O ano passado, durante o jantar que se seguiu à sua brilhante prestação no encerramento de mais um Ciclo de Música Exploratória Portuguesa, certame que a Fade In tem levado a cabo na cidade de Leiria desde 2021, Rafael Toral levantava o véu sobre o seu próximo trabalho, que já estava gravado, e que viria a ver a luz do dia no primeiro trimestre de 2024.
Na altura, numa conversa que também versou sobre tantos outros assuntos, e ainda inebriado pelo concerto que este excepcional músico português acabara de proporcionar na Igreja da Misericórdia, nem retive muitas das preciosas informações que, amável e humildemente, Toral partilhara comigo.

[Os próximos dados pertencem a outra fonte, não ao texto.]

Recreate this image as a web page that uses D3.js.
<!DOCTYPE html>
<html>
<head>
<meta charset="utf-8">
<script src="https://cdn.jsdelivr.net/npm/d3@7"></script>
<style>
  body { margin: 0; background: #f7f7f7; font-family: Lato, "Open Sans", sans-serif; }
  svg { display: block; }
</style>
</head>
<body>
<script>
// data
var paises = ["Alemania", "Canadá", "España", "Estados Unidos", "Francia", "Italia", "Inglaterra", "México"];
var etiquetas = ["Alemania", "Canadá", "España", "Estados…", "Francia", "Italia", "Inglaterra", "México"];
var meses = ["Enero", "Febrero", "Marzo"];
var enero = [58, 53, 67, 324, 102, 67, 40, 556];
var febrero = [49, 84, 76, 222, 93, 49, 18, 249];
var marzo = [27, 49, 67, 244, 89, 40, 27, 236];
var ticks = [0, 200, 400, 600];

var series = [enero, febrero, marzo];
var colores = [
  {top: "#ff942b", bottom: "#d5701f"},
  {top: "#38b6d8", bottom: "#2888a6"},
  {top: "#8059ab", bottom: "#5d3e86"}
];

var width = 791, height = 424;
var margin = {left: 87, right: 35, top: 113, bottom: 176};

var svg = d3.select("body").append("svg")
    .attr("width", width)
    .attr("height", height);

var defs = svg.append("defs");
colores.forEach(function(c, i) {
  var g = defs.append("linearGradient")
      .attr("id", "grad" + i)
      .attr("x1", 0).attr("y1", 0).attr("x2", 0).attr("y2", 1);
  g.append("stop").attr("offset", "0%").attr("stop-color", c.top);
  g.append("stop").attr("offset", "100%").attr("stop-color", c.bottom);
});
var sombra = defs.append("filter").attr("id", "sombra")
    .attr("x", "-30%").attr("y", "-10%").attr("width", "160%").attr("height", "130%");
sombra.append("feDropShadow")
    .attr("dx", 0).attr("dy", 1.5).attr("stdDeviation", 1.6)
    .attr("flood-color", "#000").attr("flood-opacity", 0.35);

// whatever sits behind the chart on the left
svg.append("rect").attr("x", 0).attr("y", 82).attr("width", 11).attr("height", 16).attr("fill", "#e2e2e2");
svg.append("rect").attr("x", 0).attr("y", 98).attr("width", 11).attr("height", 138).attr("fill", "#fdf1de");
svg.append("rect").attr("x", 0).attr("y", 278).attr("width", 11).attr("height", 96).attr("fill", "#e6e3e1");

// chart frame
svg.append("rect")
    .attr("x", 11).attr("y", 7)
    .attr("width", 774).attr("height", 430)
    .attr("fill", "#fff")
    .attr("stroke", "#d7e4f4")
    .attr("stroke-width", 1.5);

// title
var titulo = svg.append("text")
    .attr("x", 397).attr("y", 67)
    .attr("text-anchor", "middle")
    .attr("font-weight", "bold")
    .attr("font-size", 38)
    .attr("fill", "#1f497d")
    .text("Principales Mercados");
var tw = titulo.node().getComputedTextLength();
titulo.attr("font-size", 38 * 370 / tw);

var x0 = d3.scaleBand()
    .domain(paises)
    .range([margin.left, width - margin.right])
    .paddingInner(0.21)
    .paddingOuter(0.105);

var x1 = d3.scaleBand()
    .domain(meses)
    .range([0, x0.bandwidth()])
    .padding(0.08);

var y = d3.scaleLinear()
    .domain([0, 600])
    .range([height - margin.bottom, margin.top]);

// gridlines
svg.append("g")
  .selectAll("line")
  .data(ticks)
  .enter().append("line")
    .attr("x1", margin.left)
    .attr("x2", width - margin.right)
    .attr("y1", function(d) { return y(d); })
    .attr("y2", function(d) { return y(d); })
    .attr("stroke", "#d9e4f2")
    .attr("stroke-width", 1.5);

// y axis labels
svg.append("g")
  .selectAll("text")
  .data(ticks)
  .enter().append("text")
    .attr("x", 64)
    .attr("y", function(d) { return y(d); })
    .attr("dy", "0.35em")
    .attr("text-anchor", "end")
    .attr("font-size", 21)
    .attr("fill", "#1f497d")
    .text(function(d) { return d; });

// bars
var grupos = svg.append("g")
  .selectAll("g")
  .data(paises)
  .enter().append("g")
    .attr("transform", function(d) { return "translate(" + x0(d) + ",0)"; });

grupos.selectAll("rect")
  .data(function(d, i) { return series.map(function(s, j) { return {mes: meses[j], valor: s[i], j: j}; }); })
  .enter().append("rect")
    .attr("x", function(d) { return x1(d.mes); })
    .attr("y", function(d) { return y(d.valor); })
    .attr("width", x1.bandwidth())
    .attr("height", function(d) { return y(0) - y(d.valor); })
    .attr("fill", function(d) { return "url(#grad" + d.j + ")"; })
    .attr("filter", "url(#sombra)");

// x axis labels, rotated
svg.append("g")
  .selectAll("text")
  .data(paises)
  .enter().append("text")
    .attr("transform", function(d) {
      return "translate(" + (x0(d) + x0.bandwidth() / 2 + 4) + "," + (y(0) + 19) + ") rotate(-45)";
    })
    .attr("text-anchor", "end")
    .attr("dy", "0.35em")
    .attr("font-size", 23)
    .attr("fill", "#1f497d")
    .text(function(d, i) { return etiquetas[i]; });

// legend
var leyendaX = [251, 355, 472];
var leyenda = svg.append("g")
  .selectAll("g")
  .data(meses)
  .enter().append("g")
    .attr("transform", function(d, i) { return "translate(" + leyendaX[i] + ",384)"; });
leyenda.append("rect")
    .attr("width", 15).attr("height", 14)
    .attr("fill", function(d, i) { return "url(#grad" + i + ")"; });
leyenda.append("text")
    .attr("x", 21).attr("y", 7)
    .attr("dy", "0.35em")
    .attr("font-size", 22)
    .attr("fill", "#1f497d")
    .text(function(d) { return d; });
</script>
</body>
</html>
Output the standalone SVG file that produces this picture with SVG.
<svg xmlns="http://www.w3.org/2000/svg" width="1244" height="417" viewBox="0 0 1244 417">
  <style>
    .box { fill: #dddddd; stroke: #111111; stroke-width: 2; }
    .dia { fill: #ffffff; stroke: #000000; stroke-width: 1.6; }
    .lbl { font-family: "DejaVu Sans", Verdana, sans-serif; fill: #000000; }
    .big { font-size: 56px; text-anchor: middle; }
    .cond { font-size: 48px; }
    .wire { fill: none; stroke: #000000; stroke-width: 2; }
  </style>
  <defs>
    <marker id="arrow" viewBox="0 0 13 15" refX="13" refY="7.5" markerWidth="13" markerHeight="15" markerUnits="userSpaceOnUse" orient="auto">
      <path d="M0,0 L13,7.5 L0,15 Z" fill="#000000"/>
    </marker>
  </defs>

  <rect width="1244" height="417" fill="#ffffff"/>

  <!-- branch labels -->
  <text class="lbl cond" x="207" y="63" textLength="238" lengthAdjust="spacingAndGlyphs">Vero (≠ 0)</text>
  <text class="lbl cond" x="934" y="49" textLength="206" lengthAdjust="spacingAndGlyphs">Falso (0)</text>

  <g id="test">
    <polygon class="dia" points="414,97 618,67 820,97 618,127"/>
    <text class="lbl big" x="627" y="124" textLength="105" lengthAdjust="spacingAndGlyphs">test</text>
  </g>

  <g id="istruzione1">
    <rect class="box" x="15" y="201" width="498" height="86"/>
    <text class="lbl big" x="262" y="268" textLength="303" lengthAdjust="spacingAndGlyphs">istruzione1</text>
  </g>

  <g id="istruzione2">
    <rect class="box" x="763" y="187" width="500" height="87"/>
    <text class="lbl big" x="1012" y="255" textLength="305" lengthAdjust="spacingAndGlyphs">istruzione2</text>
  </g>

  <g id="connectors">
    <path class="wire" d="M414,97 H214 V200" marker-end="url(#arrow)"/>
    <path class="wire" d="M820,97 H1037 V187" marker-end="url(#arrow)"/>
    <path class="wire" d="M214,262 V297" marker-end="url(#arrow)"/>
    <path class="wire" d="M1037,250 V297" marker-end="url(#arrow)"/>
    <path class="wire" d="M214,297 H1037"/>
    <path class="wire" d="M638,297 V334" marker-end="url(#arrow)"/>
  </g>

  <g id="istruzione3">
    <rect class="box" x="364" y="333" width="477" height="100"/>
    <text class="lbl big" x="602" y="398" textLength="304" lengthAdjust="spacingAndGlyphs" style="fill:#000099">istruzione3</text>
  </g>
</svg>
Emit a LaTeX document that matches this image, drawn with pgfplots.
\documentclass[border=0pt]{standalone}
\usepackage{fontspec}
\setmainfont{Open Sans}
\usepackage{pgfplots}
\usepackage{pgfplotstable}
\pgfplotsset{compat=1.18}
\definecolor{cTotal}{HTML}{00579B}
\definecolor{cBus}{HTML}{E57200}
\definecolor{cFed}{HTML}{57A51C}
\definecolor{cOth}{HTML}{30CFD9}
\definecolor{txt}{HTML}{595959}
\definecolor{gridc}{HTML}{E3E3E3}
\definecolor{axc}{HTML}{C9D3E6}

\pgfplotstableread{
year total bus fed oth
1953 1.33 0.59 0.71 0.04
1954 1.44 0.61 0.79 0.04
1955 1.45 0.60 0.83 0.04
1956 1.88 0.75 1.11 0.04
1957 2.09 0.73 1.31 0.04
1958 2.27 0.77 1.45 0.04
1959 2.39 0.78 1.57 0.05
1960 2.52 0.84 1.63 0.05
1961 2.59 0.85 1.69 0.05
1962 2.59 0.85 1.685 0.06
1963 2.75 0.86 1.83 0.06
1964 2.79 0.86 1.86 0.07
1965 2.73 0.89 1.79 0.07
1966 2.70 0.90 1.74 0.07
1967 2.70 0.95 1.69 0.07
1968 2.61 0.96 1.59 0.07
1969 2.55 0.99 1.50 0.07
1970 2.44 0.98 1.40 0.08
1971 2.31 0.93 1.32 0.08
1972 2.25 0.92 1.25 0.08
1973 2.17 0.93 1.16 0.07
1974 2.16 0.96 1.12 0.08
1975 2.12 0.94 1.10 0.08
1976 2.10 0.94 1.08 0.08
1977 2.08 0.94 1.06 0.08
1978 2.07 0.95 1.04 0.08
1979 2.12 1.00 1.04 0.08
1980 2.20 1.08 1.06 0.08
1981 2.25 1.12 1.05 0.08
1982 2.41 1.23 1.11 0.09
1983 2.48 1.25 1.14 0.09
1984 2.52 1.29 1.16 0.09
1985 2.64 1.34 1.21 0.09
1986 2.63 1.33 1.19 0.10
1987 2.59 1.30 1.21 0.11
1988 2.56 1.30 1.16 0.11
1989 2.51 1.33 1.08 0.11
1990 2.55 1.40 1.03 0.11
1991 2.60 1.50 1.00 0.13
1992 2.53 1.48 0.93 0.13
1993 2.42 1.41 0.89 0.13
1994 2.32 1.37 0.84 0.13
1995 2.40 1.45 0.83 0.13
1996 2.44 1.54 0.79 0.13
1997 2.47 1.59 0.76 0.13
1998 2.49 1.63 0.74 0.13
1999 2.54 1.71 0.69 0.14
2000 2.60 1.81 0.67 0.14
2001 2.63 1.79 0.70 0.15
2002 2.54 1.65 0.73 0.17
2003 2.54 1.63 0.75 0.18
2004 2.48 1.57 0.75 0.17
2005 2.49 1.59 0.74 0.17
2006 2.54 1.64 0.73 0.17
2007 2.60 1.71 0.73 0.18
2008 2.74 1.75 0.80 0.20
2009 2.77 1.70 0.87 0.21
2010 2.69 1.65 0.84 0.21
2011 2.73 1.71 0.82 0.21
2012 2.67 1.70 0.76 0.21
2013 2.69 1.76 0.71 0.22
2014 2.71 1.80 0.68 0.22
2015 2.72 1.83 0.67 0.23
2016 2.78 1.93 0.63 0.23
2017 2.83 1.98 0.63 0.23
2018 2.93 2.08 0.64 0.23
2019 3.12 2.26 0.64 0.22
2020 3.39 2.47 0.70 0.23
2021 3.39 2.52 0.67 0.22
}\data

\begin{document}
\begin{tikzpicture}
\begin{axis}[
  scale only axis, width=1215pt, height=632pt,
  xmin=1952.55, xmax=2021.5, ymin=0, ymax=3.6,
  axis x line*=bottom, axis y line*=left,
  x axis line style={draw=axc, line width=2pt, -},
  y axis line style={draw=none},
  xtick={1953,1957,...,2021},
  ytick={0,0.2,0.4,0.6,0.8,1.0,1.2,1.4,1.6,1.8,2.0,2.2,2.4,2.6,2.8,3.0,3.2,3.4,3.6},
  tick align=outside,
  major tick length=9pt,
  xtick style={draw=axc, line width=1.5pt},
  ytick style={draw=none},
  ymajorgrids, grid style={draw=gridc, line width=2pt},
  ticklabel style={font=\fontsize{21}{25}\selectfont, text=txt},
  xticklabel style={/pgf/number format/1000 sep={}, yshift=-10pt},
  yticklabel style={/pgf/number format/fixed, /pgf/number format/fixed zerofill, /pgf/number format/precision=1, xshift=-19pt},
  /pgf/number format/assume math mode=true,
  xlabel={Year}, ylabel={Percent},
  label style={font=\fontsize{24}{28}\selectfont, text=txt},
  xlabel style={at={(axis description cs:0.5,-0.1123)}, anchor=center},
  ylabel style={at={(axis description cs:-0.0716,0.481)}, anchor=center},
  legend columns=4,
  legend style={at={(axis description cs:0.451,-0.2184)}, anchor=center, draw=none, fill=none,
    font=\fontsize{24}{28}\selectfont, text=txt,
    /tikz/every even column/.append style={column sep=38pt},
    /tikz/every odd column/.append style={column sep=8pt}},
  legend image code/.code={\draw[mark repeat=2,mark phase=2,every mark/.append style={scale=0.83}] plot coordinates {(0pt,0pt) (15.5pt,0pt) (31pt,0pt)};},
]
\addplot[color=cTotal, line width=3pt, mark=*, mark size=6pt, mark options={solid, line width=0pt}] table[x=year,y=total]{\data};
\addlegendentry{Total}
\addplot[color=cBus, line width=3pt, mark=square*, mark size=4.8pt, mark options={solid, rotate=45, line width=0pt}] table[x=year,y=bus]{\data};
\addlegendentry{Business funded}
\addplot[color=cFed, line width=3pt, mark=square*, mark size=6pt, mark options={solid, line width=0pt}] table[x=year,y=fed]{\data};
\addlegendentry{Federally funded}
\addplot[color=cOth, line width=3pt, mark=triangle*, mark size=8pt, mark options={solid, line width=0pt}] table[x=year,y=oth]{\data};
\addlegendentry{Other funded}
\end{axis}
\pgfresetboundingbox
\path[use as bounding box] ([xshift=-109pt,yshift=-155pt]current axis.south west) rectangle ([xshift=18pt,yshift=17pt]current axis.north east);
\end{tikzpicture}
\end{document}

Agora que vejo esse mesmo trabalho no topo das listas de melhores discos de muitas das publicações mais reputadas do mundo, sinto que vivi um momento especial e privilegiado, sem ter a noção disso no momento em que o vivi. O álbum a que me refiro chama-se “Spectral Evolution” e saiu em Fevereiro, nos EUA, com selo da Moikai, editora dirigida por outro grande nome mundial, Jim O’Rourke.
Não é a primeira vez que Toral consegue fazer figurar o seu nome na elite dos nomes internacionais. Esse é um feito que já alcançara nos anos 90 com influentes discos de drone de guitarra como “Sound Mind Sound Body” e “Wave Field” (ambos reeditados pela Drag City nos últimos anos). “Spectral Evolution” é o resultado de três anos de experimentação e gravação, e sintetiza os conhecimentos de mais de trinta anos de pesquisa musical que o músico português foi serenamente acumulando.
Nos últimos anos, o trabalho de Toral tem vindo a entrar numa nova fase, muitas vezes ainda centrada no arsenal de instrumentos autoconstruídos desenvolvidos, mas com um interesse renovado nos tons longos e texturas quase estáticas que marcaram o seu regresso, após mais de uma década, à guitarra eléctrica.
“Spectral Evolution” é, sem dúvida, o trabalho mais sofisticado de Toral até à data, reunindo fios aparentemente incompatíveis de toda a sua carreira numa nova e poderosa síntese, experimental como (quase) sempre e emocionalmente contemplativo como poucas vezes ousou ser antes.
Um trabalho soberbo, que se ouve num só rasgo de 47 minutos, que nos faz viajar entre o embalo e o sobressalto, e que em 2024 ombreia, lado a lado, com alguns dos nomes mais conhecidos do planeta. É tão bom sentir orgulho alheio.